The main facade of the Bank of England, on Threadneedle Street in the City of London, with the Royal Exchange on the right, 21/01/2009

MPs on the Treasury Select Committee have profound doubts about whether the Bank of England, with all its sweeping economic and regulatory powers, is subject to sufficient checks and balances - whether its governance is adequate.

These concerns have been sharpened by last week's disclosure that the Bank had suspended an employee, following allegations that it was aware eight years ago of suspected manipulation of the multi-trillion-dollar foreign exchange market.

The Bank denies it colluded in market-rigging.

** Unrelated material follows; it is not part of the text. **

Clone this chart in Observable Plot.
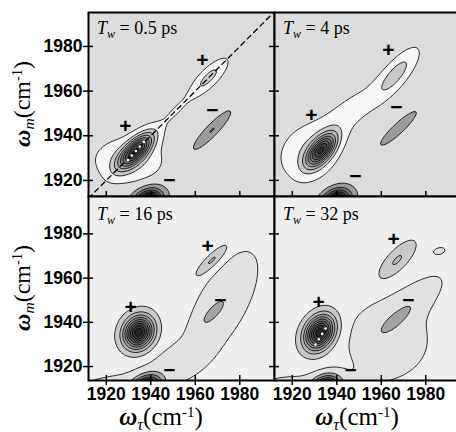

But any day now its so-called oversight committee will confirm that the allegations of the Bank ignoring signs of market corruption will be independently investigated and evaluated by a senior external lawyer, whose work will be based on a soon-to-be-completed initial report by the solicitors Travers Smith.

Bank of England governor Mark Carney might well wish to make this announcement when grilled today by MPs.

But he can't, and won't - because that would damage the independence of the oversight committee, made up of non-executives from the Bank's court or board, and would go some way to corroborate MPs' fears that Mr Carney and his fellow executives aren't sufficiently held to account.

Also, and as a Bank director said to me, the Bank does not dare invoke its traditional secrecy when faced with such grave accusations.

I asked him whether the yet-to-be-chosen external lawyer was likely to conclude the Bank was innocent, negligent or wilfully blind to currency fixing - or even, perhaps, complicit, for all its assertions that there is no evidence that it colluded.

His answer, that he simply did not know, was not what I anticipated.